IEPG is not defunct. For more information on IEPG, you would do well to contact Elise P. Gerich (@merit.edu). She is the IEPG leader. IEPG has a more global focus than NANOG. People from all over the world attend IEPG, whereas NANOG is primarly North Americo-centric. Also, IEPG tends to be less technical and more overview/big-picture oriented than NANOG. Indeed, IEPG might well be a good place to bring together the suits and the techies for the type of forum you describe.
Yes, I found pettiness and bureaucratic infighting among the groups I had hoped would be pulling the Internet together. I stand corrected, but not reassured.
I don't know who exactly you talked to, but this characterization is largely unfair. By and large, IETF, ISOC, and Merit all have their contributions. All are valuable organizations. True, there is an absence of well defined roles right now, but this is an evolving immature technology which just had it's primary infrastructure completely rearranged by the US NSF. I would say, in the face of such a revolution, the fact that the system continues to work at all is amazing, let alone continuing to sustain exponential growth and a less than exponential decay in service.
Back at NANOG, I was surrounded by people whose life is about "running code." I twiddled as these mostly engineers, unaccustomed as they are to public speaking, stood up one by one in front of 350 people without having ever tried their slides on GWU's projection system. We all waited while Windows booted. If you have running code, it seems, you don't have to respect your audience by checking your slides at least once in advance. Or by wearing a suit.
Look, we're not polished presenters. It's not our strong suit. However, we can answer the questions the other engineers come up with after we present. If we sent a polished presenter (suit) in instead, sure, he could go through the slides and would be a better speaker. But he wouldn't have the first clue what half the questions related to, and he'd probably have a hard time pronouncing half the words on the slides.

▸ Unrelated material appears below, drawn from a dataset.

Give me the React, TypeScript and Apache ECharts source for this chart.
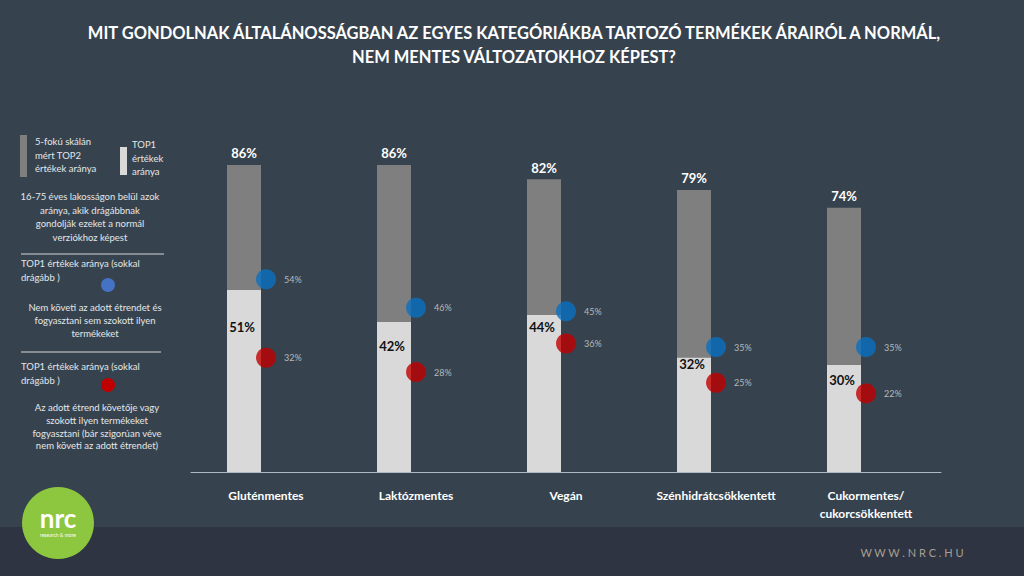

Then the fit hit the shan. Various earnest young speakers from Merit stood up one by one to report "alarming" statistics from the Internet -- rapidly increasing packet loss rates and routing instabilities (http://nic.merit.edu/routing.arbiter/RA/statistics). They asked the NAPs and NSPs, "Where are so many packets being lost?" "Somewhere else," came the denial.
You know, this is not atypical of any engineering session where one trys to resolve interdepartmental issues. You can bring our dirty laundry out for the public to see if you want, but it's not productive or helpful, any more than the very infighting you complained about earlier. The reality is that when problems occur, denial is the first defense of almost any human. I guarantee you that there were few people amongst those 350 who could be said to do less in any single day to keep the internet running than you have done in a year. You can say what you want about "rough consensus and running code" but everything else is theory. Everything else is more complicated and less effective.

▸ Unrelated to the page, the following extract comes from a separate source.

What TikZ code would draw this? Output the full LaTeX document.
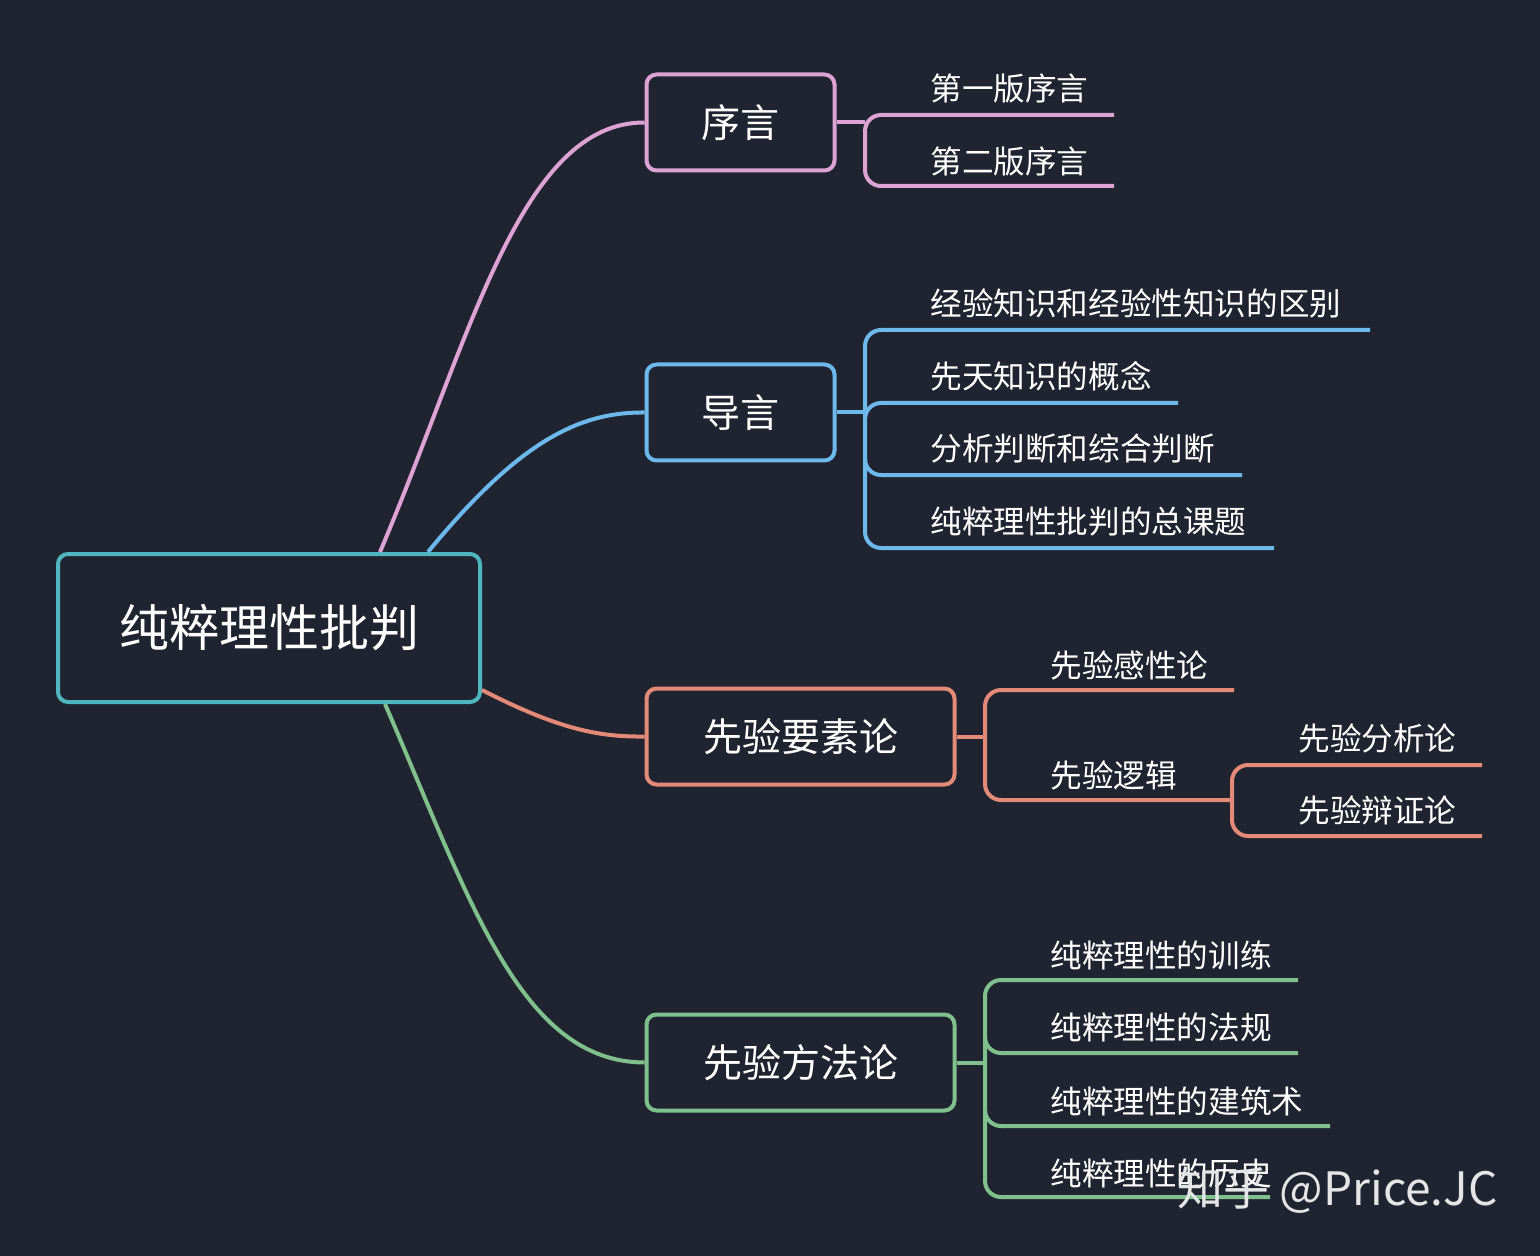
\documentclass[tikz,border=0pt]{standalone}
\usepackage{fontspec}
\setmainfont{Noto Sans CJK SC}
\definecolor{bg}{HTML}{1F2430}
\definecolor{cpink}{HTML}{DCA3D3}
\definecolor{cblue}{HTML}{6DB9EC}
\definecolor{csalm}{HTML}{E38B78}
\definecolor{cgreen}{HTML}{80C08D}
\definecolor{cteal}{HTML}{4DB6BE}
\tikzset{
  box/.style={draw, line width=2pt, rounded corners=5pt, fill=bg, text=white, font=\fontsize{19.5}{22}\selectfont},
  leaf/.style={anchor=south west, text=white, inner sep=0pt, font=\fontsize{15.8}{18}\selectfont},
  link/.style={line width=2pt, rounded corners=8pt},
}
\begin{document}
\begin{tikzpicture}[x=0.5pt,y=-0.5pt]
  \fill [bg] (0,0) rectangle (1540,1256);
  \useasboundingbox (0,0) rectangle (1540,1256);
  % main boxes
  \node [box, draw=cteal, minimum width=211pt, minimum height=74pt, font=\fontsize{25}{28}\selectfont] (root) at (269,628) {纯粹理性批判};
  \node [box, draw=cpink, minimum width=94pt, minimum height=48pt] (pref) at (740.5,122.5) {序言};
  \node [box, draw=cblue, minimum width=94pt, minimum height=48pt] (intro) at (740.5,412.5) {导言};
  \node [box, draw=csalm, minimum width=154pt, minimum height=48pt] (elem) at (800.5,736.5) {先验要素论};
  \node [box, draw=cgreen, minimum width=154pt, minimum height=48pt] (meth) at (800.5,1062.5) {先验方法论};
  % curves from root
  \draw [cpink, line width=2pt] (root.north -| 380,0) .. controls (470,340) and (520,122) .. (pref.west);
  \draw [cblue, line width=2pt] (root.north -| 428,0) .. controls (520,440) and (580,412) .. (intro.west);
  \draw [csalm, line width=2pt] (root.east |- 0,690) .. controls (560,730) and (600,737) .. (elem.west);
  \draw [cgreen, line width=2pt] (root.south -| 385,0) .. controls (470,900) and (520,1062) .. (meth.west);
  % preface
  \node [leaf] (p1) at (930,104) {第一版序言};
  \node [leaf] (p2) at (930,177) {第二版序言};
  \draw [cpink, line width=2pt] (pref.east) -- (865,122.5);
  \draw [cpink, link] (1114,115) -- (865,115) -- (865,186) -- (1114,186);
  % introduction
  \node [leaf] (i1) at (930,319) {经验知识和经验性知识的区别};
  \node [leaf] (i2) at (930,392) {先天知识的概念};
  \node [leaf] (i3) at (930,464) {分析判断和综合判断};
  \node [leaf] (i4) at (930,537) {纯粹理性批判的总课题};
  \draw [cblue, line width=2pt] (intro.east) -- (865,412.5);
  \draw [cblue, link] (1370,330) -- (865,330) -- (865,548) -- (1274,548);
  \draw [cblue, link] (865,420) -- (865,403) -- (1178,403);
  \draw [cblue, link] (865,460) -- (865,475) -- (1242,475);
  % elements
  \node [leaf] (e1) at (1050,681) {先验感性论};
  \node [leaf] (e2) at (1050,791) {先验逻辑};
  \node [leaf] (e3) at (1298,754) {先验分析论};
  \node [leaf] (e4) at (1298,826) {先验辩证论};
  \draw [csalm, line width=2pt] (elem.east) -- (985,736.5);
  \draw [csalm, link] (1234,690) -- (985,690) -- (985,800) -- (1232,800);
  \draw [csalm, link] (1482,765) -- (1232,765) -- (1232,836) -- (1482,836);
  % method
  \node [leaf] (m1) at (1050,970) {纯粹理性的训练};
  \node [leaf] (m2) at (1050,1042) {纯粹理性的法规};
  \node [leaf] (m3) at (1050,1116) {纯粹理性的建筑术};
  \node [leaf] (m4) at (1050,1188) {纯粹理性的历史};
  \draw [cgreen, line width=2pt] (meth.east) -- (985,1062.5);
  \draw [cgreen, link] (1298,980) -- (985,980) -- (985,1197) -- (1270,1197);
  \draw [cgreen, link] (985,1045) -- (985,1053) -- (1298,1053);
  \draw [cgreen, link] (985,1118) -- (985,1126) -- (1330,1126);
  % watermark
  \node [anchor=east, text=white!88!bg, inner sep=0pt, font=\fontsize{23}{26}\selectfont] (wm) at (1498,1190) {知乎 @Price.JC};
\end{tikzpicture}
\end{document}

Then followed an afternoon and another morning of pleadings. For standards on traffic measurements. For regular outage reporting. For cooperation on gathering topological information to use in Internet operations management. For streamlining multilateral "peering agreements" among ISPs. For systematic use of an Internet Routing Registry. And, from an actual Internet user, pleadings for cooperation on end-to-end service measurements.

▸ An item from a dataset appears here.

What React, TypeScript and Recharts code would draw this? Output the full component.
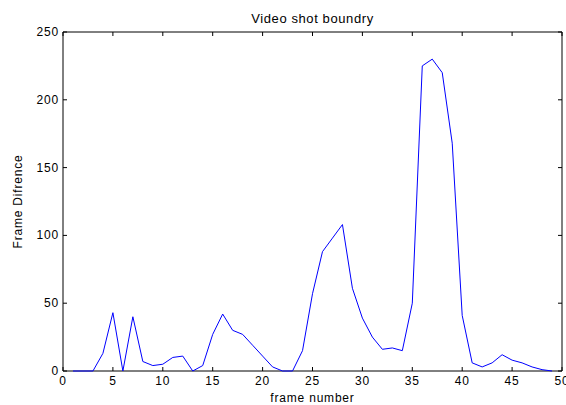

You can call this pleadings if you want, but for the most part, these included proposals on how to go about it as well. Perhaps an engineering environment is sufficiently foreign to you that you don't realize that we do things a little differently from "suits". We generally put things on the table that we think will solve a problem. Then we watch as other engineers mercilessly pick it apart and tell us what's broken about it. Then we work together on ways to resolve those issues. Eventually, we come up with a design everyone thinks they can live with and we try to build something that looks like what we agreed upon. Some years ago, this process eventually generated a protocol now known as IP. Further rounds then resulted in IPv4. Later still, we are on the verge of seeing IPv6 come out of this same process.
Sadly, there was nobody at NANOG with the organizational sophistication to grab hold of these pleadings and accelerate them toward action. So, hey, I've got an idea, let's ask the business executives to whom current attendees of NANOG report to buy some T-shirts and take over. The Internet needs more than running code.
No, the Internet doesn't need more than running code. The Internet needs more running code. That is the goal you claim we lack the organizational sophistication to attain. Frankly, I think you miss alot of what happened at the meeting. Noone has to "grab hold of these pleadings." Each and every engineer in that room probably will spend some time thinking about the needs identified in those pleadings. Out of that, at some point, will come some design ideas. Probably at the next NANOG. From those design ideas, will come design reviews, followed by prototype code, followed by running code, followed by debugging, followed by a workable system. That is how the internet engineering world works. It has worked that way for a long time. I'm sorry if it isn't happening fast enough to satisfy you or make you think that we're all a great bunch of people, however, it is happening. Adding suits will only serve to muddy the waters. However, if you would like to contribute the funding to hire a full-time staff of about 15-20 of those engineers in that room and one or two suits to manage them, then allow them to work on nothing but the problems you mention, you could probably achieve results within 6-12 months. I estimate many of the results will be obtained through the existing NANOG process in 12-24 months.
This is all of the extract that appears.